Tribute to a leader, visionary and intellectual

Tui Atua Tupua Tamasese Ta’isi Efi

Eulogy at Memorial Service of Sir Ngatata Love

28 October, 2018 Pipitea Marae, Wellington


Le paia o le sauniga nei, i ona ta’ita’i;


I pa’ia faale- Malo, faale-Ekalesia, faale- Atunuu


E tau tamalii le Alii

Ngatata was for us a Tamalii, a leader, a visionary, and an intellectual.  He was a father and a grandfather. 

He was a person committed to recovering Land, Mana and Turangawaewae for his family/whanau, his Iwi, his peoples and his nation.  

Through this he taught us ‘Pacific Whanaunga’ how to hold fast to our customary lands and all the taonga that have been passed down the many generations before.  

Throughout the 1950’s and 1960’s it was a harsh time in New Zealand.  It was marked by assimilationist and integrationist pressures.  

It was a period of rugby and key Atiawa lands were set aside to meet these demands for sports arenas for example.  

It was a period of consolidating the places for exhibiting New Zealand’s colonial material culture as in the Dominion Museum Building on Buckle St for example.  

The land grabs, the Shelley Bay Army Camp and so many other sites were taken.  For some of us here we experienced those periods.  But imagine growing up and witnessing all of this.  

How is it that he was never diminished to his last breath? 

What is it that helped him walk softly on the whenua but become so determined to restore so much of this to his whanau, Iwi and people? – and through this set an example for the Pacific Whanaunga and Indigenous peoples all over the World. 

We experienced him as one of the key Elders of the Pacific Region who with few but well chosen words would re-orient our thinking to reclamation and dignity.  

How is it that even in the last years of life he would continue to experience the harshness of a system that took so much from him and yet he remained an Alii – gracious, forgiving and full of Aroha and Alofa for the Pacific?

His Aroha and Alofa  was inclusive and embodied through his actions.  


  E tau tamalii le Alii

His well chosen words created pathways.  Koro, as we referred to him, taught us how to live with vision, with firmness and with much Alofa - an Aroha/Alofa that was inclusive, embracing and forgiving. 

He taught all of us this – and he also taught us how to die, without diminishment of his contributions, his loves and his life.  

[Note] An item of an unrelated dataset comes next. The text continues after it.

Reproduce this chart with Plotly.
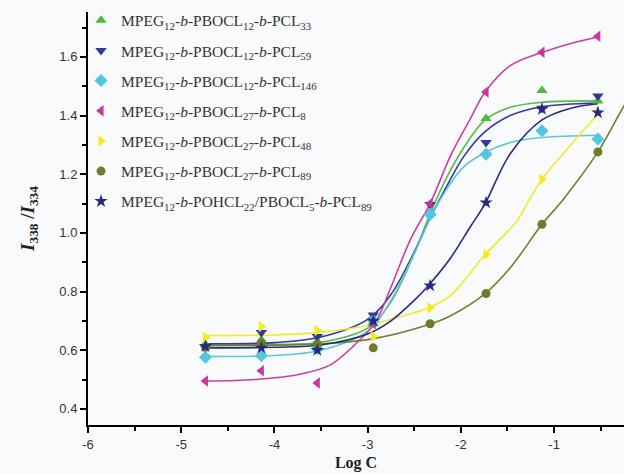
import plotly.graph_objects as go

# ---------------- data ----------------
x_pts = [-4.74, -4.14, -3.54, -2.94, -2.33, -1.73, -1.13, -0.53]

names = [
    "MPEG<sub>12</sub>-<i>b</i>-PBOCL<sub>12</sub>-<i>b</i>-PCL<sub>33</sub>",
    "MPEG<sub>12</sub>-<i>b</i>-PBOCL<sub>12</sub>-<i>b</i>-PCL<sub>59</sub>",
    "MPEG<sub>12</sub>-<i>b</i>-PBOCL<sub>12</sub>-<i>b</i>-PCL<sub>146</sub>",
    "MPEG<sub>12</sub>-<i>b</i>-PBOCL<sub>27</sub>-<i>b</i>-PCL<sub>8</sub>",
    "MPEG<sub>12</sub>-<i>b</i>-PBOCL<sub>27</sub>-<i>b</i>-PCL<sub>48</sub>",
    "MPEG<sub>12</sub>-<i>b</i>-PBOCL<sub>27</sub>-<i>b</i>-PCL<sub>89</sub>",
    "MPEG<sub>12</sub>-<i>b</i>-POHCL<sub>22</sub>/PBOCL<sub>5</sub>-<i>b</i>-PCL<sub>89</sub>",
]

x_tickvals = [-6, -5, -4, -3, -2, -1]
x_ticktext = ["-6", "-5", "-4", "-3", "-2", "-1"]
y_tickvals = [0.4, 0.6, 0.8, 1.0, 1.2, 1.4, 1.6]
y_ticktext = ["0.4", "0.6", "0.8", "1.0", "1.2", "1.4", "1.6"]

# measured points (I338/I334)
y_pcl33 = [0.62, 0.635, 0.63, 0.69, 1.07, 1.39, 1.485, 1.45]
y_pcl59 = [0.613, 0.66, 0.647, 0.72, 1.097, 1.308, 1.425, 1.467]
y_pcl146 = [0.576, 0.581, 0.605, 0.70, 1.063, 1.268, 1.348, 1.32]
y_pcl8 = [0.495, 0.53, 0.488, 0.69, 1.10, 1.48, 1.616, 1.67]
y_pcl48 = [0.643, 0.681, 0.667, 0.647, 0.745, 0.926, 1.183, 1.41]
y_pcl89 = [0.61, 0.625, 0.62, 0.608, 0.69, 0.793, 1.029, 1.276]
y_pohcl = [0.613, 0.608, 0.60, 0.70, 0.82, 1.103, 1.422, 1.41]

# fitted curves
cx_pcl33 = [-4.74, -4.0, -3.5, -3.0, -2.75, -2.5, -2.33, -2.15, -1.97, -1.74, -1.47, -1.13, -0.53]
cy_pcl33 = [0.618, 0.62, 0.627, 0.675, 0.765, 0.93, 1.065, 1.19, 1.29, 1.385, 1.428, 1.445, 1.45]

cx_pcl59 = [-4.74, -4.0, -3.5, -3.0, -2.75, -2.5, -2.33, -2.15, -1.97, -1.74, -1.47, -1.13, -0.53]
cy_pcl59 = [0.622, 0.626, 0.645, 0.705, 0.79, 0.935, 1.05, 1.16, 1.26, 1.345, 1.40, 1.43, 1.443]

cx_pcl146 = [-4.74, -4.0, -3.5, -3.0, -2.75, -2.5, -2.33, -2.15, -1.97, -1.74, -1.47, -1.13, -0.53]
cy_pcl146 = [0.579, 0.582, 0.60, 0.665, 0.77, 0.93, 1.05, 1.15, 1.225, 1.274, 1.308, 1.325, 1.333]

cx_pcl8 = [-4.74, -4.2, -3.7, -3.4, -3.15, -2.92, -2.76, -2.54, -2.33, -2.1, -1.9, -1.74, -1.47, -1.13, -0.83, -0.53]
cy_pcl8 = [0.495, 0.50, 0.52, 0.55, 0.615, 0.694, 0.807, 0.978, 1.10, 1.27, 1.388, 1.48, 1.57, 1.615, 1.645, 1.668]

cx_pcl48 = [-4.74, -4.0, -3.58, -3.0, -2.7, -2.35, -2.12, -1.74, -1.4, -1.29, -1.13, -0.82, -0.53]
cy_pcl48 = [0.65, 0.652, 0.659, 0.684, 0.71, 0.744, 0.784, 0.926, 1.04, 1.10, 1.183, 1.30, 1.405]

cx_pcl89 = [-4.74, -4.0, -3.72, -3.0, -2.35, -2.12, -1.74, -1.47, -1.13, -0.9, -0.53, -0.25, -0.15]
cy_pcl89 = [0.615, 0.617, 0.619, 0.636, 0.687, 0.716, 0.793, 0.881, 1.029, 1.115, 1.276, 1.433, 1.48]

cx_pohcl = [-4.74, -4.0, -3.5, -3.0, -2.75, -2.5, -2.35, -2.12, -1.9, -1.74, -1.47, -1.13, -0.82, -0.53]
cy_pohcl = [0.608, 0.61, 0.618, 0.655, 0.70, 0.77, 0.82, 0.91, 1.02, 1.10, 1.27, 1.385, 1.425, 1.44]

marker_ys = [y_pcl33, y_pcl59, y_pcl146, y_pcl8, y_pcl48, y_pcl89, y_pohcl]
curve_xs = [cx_pcl33, cx_pcl59, cx_pcl146, cx_pcl8, cx_pcl48, cx_pcl89, cx_pohcl]
curve_ys = [cy_pcl33, cy_pcl59, cy_pcl146, cy_pcl8, cy_pcl48, cy_pcl89, cy_pohcl]

marker_colors = ["#4fba3c", "#2d3a9c", "#52c8de", "#c8379a", "#f4ea1e", "#6f7a2a", "#27287f"]
line_colors = ["#55bb44", "#3438a4", "#5cc6da", "#cc3fa0", "#f2ea2a", "#787c2e", "#2a2a88"]
symbols = ["triangle-up", "triangle-down", "diamond", "triangle-left", "triangle-right", "circle", "star"]
sizes = [10, 10, 10, 10, 10, 9, 10]

fig = go.Figure()

for cx, cy, lc in zip(curve_xs, curve_ys, line_colors):
    fig.add_trace(go.Scatter(x=cx, y=cy, mode="lines", line=dict(color=lc, width=1.6, shape="spline", smoothing=1.0),
                             showlegend=False, hoverinfo="skip"))

for i, (nm, ys, mc, sym, sz) in enumerate(zip(names, marker_ys, marker_colors, symbols, sizes)):
    fig.add_trace(go.Scatter(x=x_pts, y=ys, mode="markers", name=nm, legendgroup=f"g{i}",
                             marker=dict(color=mc, symbol=sym, size=sz, line=dict(width=0))))

axis_common = dict(
    showline=True, linecolor="black", linewidth=2,
    ticks="outside", ticklen=6, tickwidth=1.5, tickcolor="black",
    showgrid=False, zeroline=False, mirror=False,
    tickfont=dict(family="Liberation Sans, Arial", size=13, color="#333333"),
)

fig.update_layout(
    width=624, height=474,
    margin=dict(l=88, r=0, t=12, b=49),
    paper_bgcolor="#f9fafc", plot_bgcolor="#f9fafc",
    xaxis=dict(range=[-6, -0.25], tickmode="array", tickvals=x_tickvals, ticktext=x_ticktext,
               minor=dict(dtick=0.5, tick0=-6, ticks="outside", ticklen=4, tickcolor="black", tickwidth=1.5),
               title=dict(text="<b>Log C</b>", font=dict(family="Liberation Serif, Times New Roman", size=16, color="#222222"), standoff=6),
               **axis_common),
    yaxis=dict(range=[0.345, 1.753], tickmode="array", tickvals=y_tickvals, ticktext=y_ticktext,
               minor=dict(dtick=0.1, tick0=0.4, ticks="outside", ticklen=4, tickcolor="black", tickwidth=1.5),
               title=dict(text="<b><i>I</i></b><b><sub>338</sub></b><b> /<i>I</i></b><b><sub>334</sub></b>",
                          font=dict(family="Liberation Serif, Times New Roman", size=19, color="#222222"), standoff=20),
               **axis_common),
    legend=dict(x=-0.013, y=1.02, xanchor="left", yanchor="top", bgcolor="rgba(0,0,0,0)",
                font=dict(family="Liberation Serif, Times New Roman", size=15.5, color="#333333"),
                tracegroupgap=7),
    showlegend=True,
)

fig.write_html("out.html")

If you want to learn how Ariki behave in ‘sticky’ situations look at how Ngatata did it. 


  E tau tamalii le Alii

He was very conscious he was flying a flag not only for his own...but also the  Pacific whanaunga.  

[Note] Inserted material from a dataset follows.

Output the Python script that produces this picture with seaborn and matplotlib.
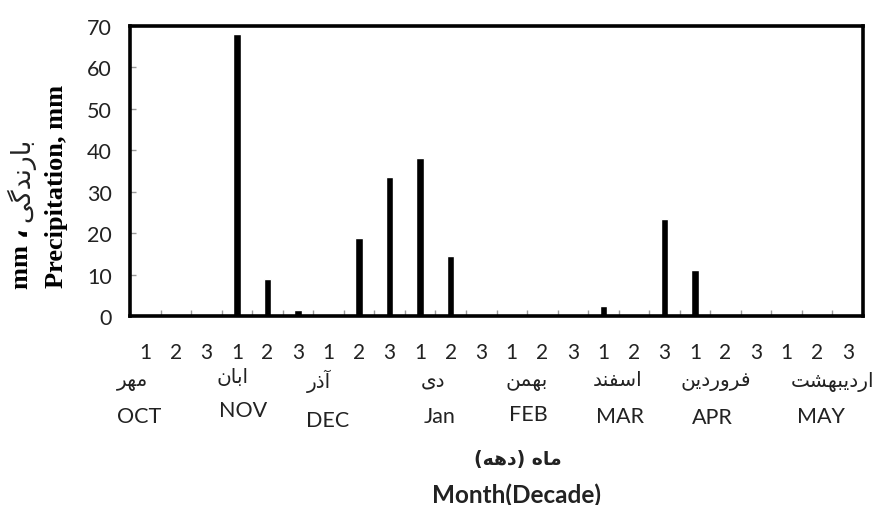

His loyalty to his family and friends did not waver because of a commitment to a culture that is loving, forgiving and protective.  

Here is a man who in our words - E tau tamalii – lived up to the best even when faced with the most difficult challenges.  The leader that doesn’t hide - a leader that doesn’t pass off  his responsibilities. 

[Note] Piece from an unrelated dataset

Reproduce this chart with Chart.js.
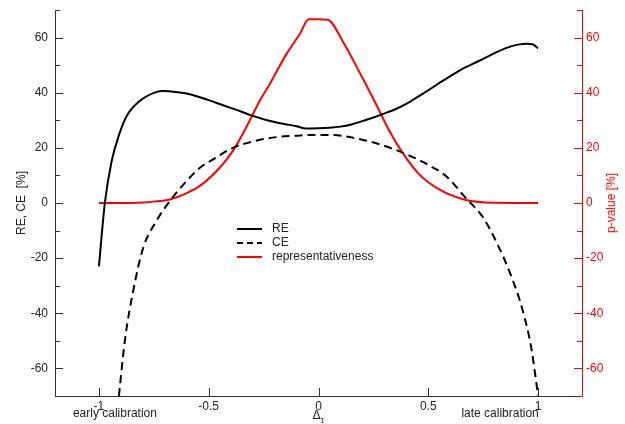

How do you keep face?  How do you live up to the finest and the best in Pacific living? 


  E tau tamalii le Alii– he lived up to the finest of being a well-bred man.  

And for Polynesian scholars this is an important lesson;


  E tau tamalii le Alii

And for the students who are learning to live their culture; 

  E tau tamalii le Alii

Ngatata made sacrifices in order to uphold his status as a well bred Polynesian gentleman.  This was grace and humanity.  

We have learned from his example that you must know how to live; you must know how to lead – and you also must know how to die.  That is a hallmark of a well-bred man. That was his final gift he gave – how to die with grace and humanity.  


E tau tamalii le Alii

As one sinner to another – my hope is that he may be kind to me when it’s my time! Soifua.